Pour seul cortège, Laurent Gaudé

Pour seul cortège, Laurent Gaudé

J’ai beaucoup aimé ce livre qui nous raconte la fin d’Alexandre et - conséquence directe de cette disparition - l’effondrement inéluctable de son empire qui s’effrite dès que s’échappent ses derniers souffles de vie. J’ai bien aimé surtout parce que ce n’est pas un roman historique (j’en ai déjà lu plein sur le sujet) : ici Alexandre n'appairait pas comme un personnage de livre d’histoire mais plutôt comme le mythe qu’il est devenu, l’incarnation même du conquérant, une force vivante, mélange de violence, de beauté et de rêves démesurés. Alexandre le Grand est grand, c’est le moins qu’on puisse dire ! Il a ce petit (énorme) truc en plus qui fait qu’on a envie de le suivre jusqu’au bout du monde, et même mort, sa dépouille déplace des foules et soulève des armées, c’est dire…
Ce roman donc évoque le dernier voyage d’Alexandre, mais pas seulement. Non, un second personnage se taille la part du lion, ou plutôt de la lionne puisqu’il s’agit d’une femme. Dryptéis, fille cadette de Darius (vaincu par Alexandre) et épouse d’Héphestion le plus proche des compagnons d’Alexandre, sera la dernière à accompagner le corps d’Alexandre, elle sera les yeux pour voir, la voix pour raconter et le cœur pour comprendre. Elle qui voulait avant tout fuir l’empire, se retirer du monde et vivre une vie simple avec son enfant loin des tumultes de l’histoire se retrouve malgré elle propulsée dans ce cortège qui conduit même les plus grands vers le dépouillement le plus total. Et finalement, ça lui va bien, on ne pouvait trouver meilleur cortège, elle seule est capable d’entendre et de comprendre la voix d’Alexandre qui s’élève depuis l’au-delà, elle seule pouvait partager ce besoin - cette nécessite - d’échapper enfin à l’empire.
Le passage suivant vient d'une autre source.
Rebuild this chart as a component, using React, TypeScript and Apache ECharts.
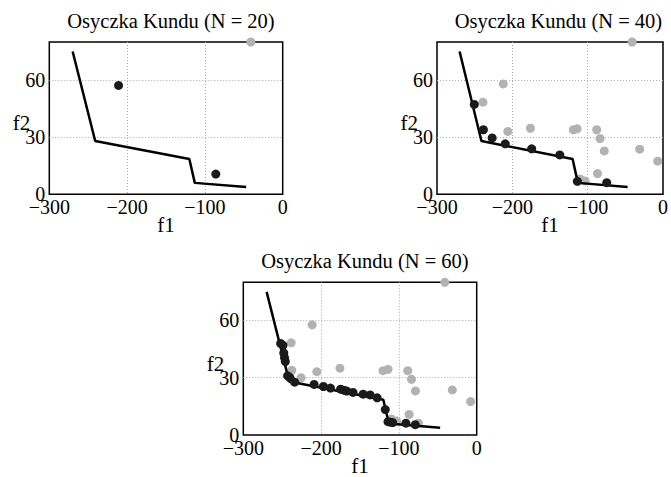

Car oui, Alexandre veut échapper aux fastes et aux intrigues perpétuelles de cette cour, il ne veut pas être enterré avec luxe et splendeur, il veut continuer son voyage, franchir d’autres frontières encore et se confondre avec l’immensité de son rêve… Dryptéis va lui offrir tout ça, lui permettre de se libérer de l’empire, elle ira jusqu’au bout et va gagner en même temps sa propre liberté.
Ce roman est porté par le vent de l’âme, il est plein de magie et son écriture somptueuse nous entraîne au cœur de la légende, j’en redemande !


Une p'tite phrase au hasard : 

" Elle aime les lieux où les voix, dans les montagnes, se font avaler par les crevasses et où il ne reste qu'un silence vibrant de lumière."
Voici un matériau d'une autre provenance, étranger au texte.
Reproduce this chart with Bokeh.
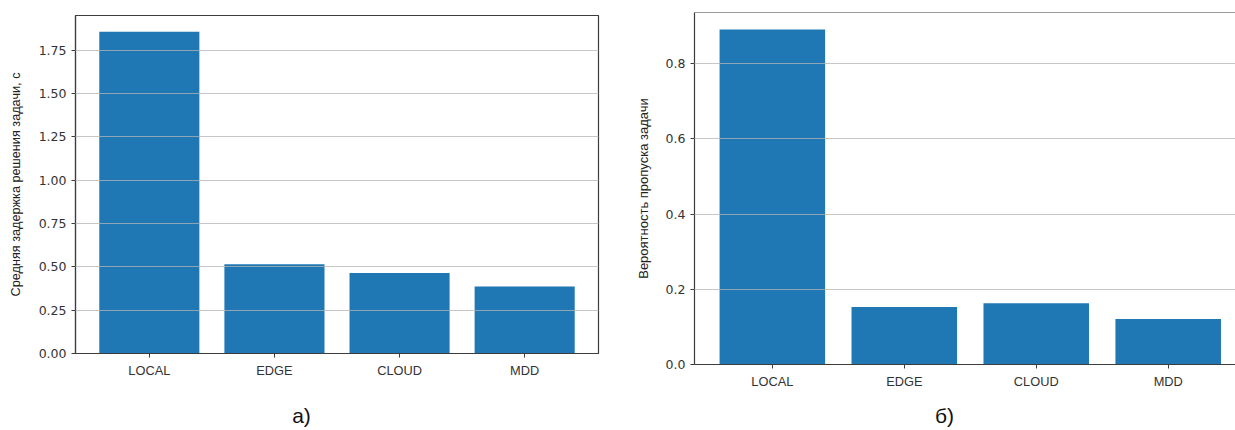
from bokeh.plotting import figure
from bokeh.layouts import row, column
from bokeh.models import Range1d, FixedTicker, PrintfTickFormatter, Span
from bokeh.core.properties import value
from bokeh.embed import file_html
from bokeh.resources import INLINE

# Data
categories = ["LOCAL", "EDGE", "CLOUD", "MDD"]
mean_delay_s = [1.856, 0.514, 0.464, 0.387]
miss_probability = [0.891, 0.153, 0.163, 0.121]
delay_ticks = [0.0, 0.25, 0.5, 0.75, 1.0, 1.25, 1.5, 1.75]
prob_ticks = [0.0, 0.2, 0.4, 0.6, 0.8]
captions = ["а)", "б)"]

positions = list(range(len(categories)))
BAR = "#1f77b4"
FRAME = "#3c3c3c"
TICK_FONT = "DejaVu Sans"
LABEL_FONT = "Liberation Sans"
CAPTION_FONT = "'Liberation Sans Narrow', 'Liberation Sans'"
PLOT_H = 395
CAPTION_H = 35


def make_panel(values, ticks, fmt, ylabel, label_size, width, x_end, y_end,
               border_left, border_right, border_top, border_bottom, label_standoff,
               full_frame):
    p = figure(width=width, height=PLOT_H, output_backend="svg",
               toolbar_location=None, tools="",
               x_range=Range1d(-0.59, x_end), y_range=Range1d(0, y_end),
               min_border_left=border_left, min_border_top=border_top,
               min_border_bottom=border_bottom, min_border_right=border_right)
    p.vbar(x=positions, top=values, width=0.8, fill_color=BAR, line_color=None)

    p.xgrid.visible = False
    p.ygrid.grid_line_color = "#b4b4b4"
    p.ygrid.grid_line_alpha = 0.75
    p.ygrid.level = "overlay"
    p.ygrid.ticker = FixedTicker(ticks=ticks)

    p.xaxis.ticker = FixedTicker(ticks=positions)
    p.xaxis.major_label_overrides = {i: c for i, c in zip(positions, categories)}
    p.yaxis.ticker = FixedTicker(ticks=ticks)
    p.yaxis.formatter = PrintfTickFormatter(format=fmt)
    p.yaxis.axis_label = ylabel

    for ax in (p.xaxis[0], p.yaxis[0]):
        ax.axis_line_color = FRAME
        ax.axis_line_width = 1.2
        ax.major_tick_line_color = FRAME
        ax.major_tick_in = 0
        ax.major_tick_out = 4
        ax.minor_tick_line_color = None
        ax.major_label_text_color = "#333333"
        ax.major_label_standoff = 5
    p.xaxis.major_label_text_font = LABEL_FONT
    p.xaxis.major_label_text_font_size = "12.8px"
    p.yaxis.major_label_text_font = TICK_FONT
    p.yaxis.major_label_text_font_size = "12.5px"
    p.yaxis.axis_label_text_font = LABEL_FONT
    p.yaxis.axis_label_text_font_size = label_size
    p.yaxis.axis_label_text_font_style = "normal"
    p.yaxis.axis_label_text_color = "#222222"
    p.yaxis.axis_label_standoff = label_standoff

    if full_frame:
        p.outline_line_color = FRAME
        p.outline_line_width = 1.2
    else:
        p.outline_line_color = None
        p.add_layout(Span(location=y_end, dimension="width",
                          line_color=FRAME, line_width=1.2, level="overlay"))
    return p


def caption_strip(text, width, frame_left, frame_right, center_x):
    # thin strip under a panel holding its letter caption; the column aligns
    # its frame with the panel frame, so the x range spans the same pixels
    c = figure(width=width, height=CAPTION_H, output_backend="svg",
               toolbar_location=None, tools="",
               x_axis_location=None, y_axis_location=None,
               x_range=Range1d(frame_left, frame_right), y_range=Range1d(0, CAPTION_H),
               min_border=0)
    c.grid.visible = False
    c.outline_line_color = None
    c.text(x=[center_x], y=[CAPTION_H - 20], text=[text],
           text_font=value(CAPTION_FONT), text_font_size="21px",
           text_color="#111111", text_align="center", text_baseline="middle")
    return c


left = make_panel(mean_delay_s, delay_ticks, "%.2f",
                  "Средняя задержка решения задачи, с", "12.7px",
                  width=620, x_end=3.59, y_end=1.949,
                  border_left=75, border_right=22, border_top=15, border_bottom=42,
                  label_standoff=13, full_frame=True)

right = make_panel(miss_probability, prob_ticks, "%.1f",
                   "Вероятность пропуска задачи", "13px",
                   width=615, x_end=3.51, y_end=0.936,
                   border_left=74, border_right=0, border_top=12, border_bottom=31,
                   label_standoff=12, full_frame=False)

layout = row(column(left, caption_strip(captions[0], 620, 75, 598, 301)),
             column(right, caption_strip(captions[1], 615, 74, 615, 324)))
open("out.html", "w").write(file_html(layout, INLINE))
Quatrième de couverture : En plein banquet, à Babylone, au milieu de la musique et des rires, soudain Alexandre s’écroule, terrassé par la fièvre. Ses généraux se pressent autour de lui, redoutant la fin mais préparant la suite, se disputant déjà l’héritage – et le privilège d’emporter sa dépouille.Des confins de l’Inde, un étrange messager se hâte vers Babylone. Et d’un temple éloigné où elle s’est réfugiée pour se cacher du monde, on tire une jeune femme de sang royal : le destin l’appelle à nouveau auprès de l’homme qui a vaincu son père… Le devoir et l’ambition, l’amour et la fidélité, le deuil et l’errance mènent les personnages vers l’ivresse d’une dernière chevauchée. Porté par une écriture au souffle épique, Pour seul cortège les accompagne dans cet ultime voyage qui les affranchit de l’Histoire, leur ouvrant l’infini de la légende.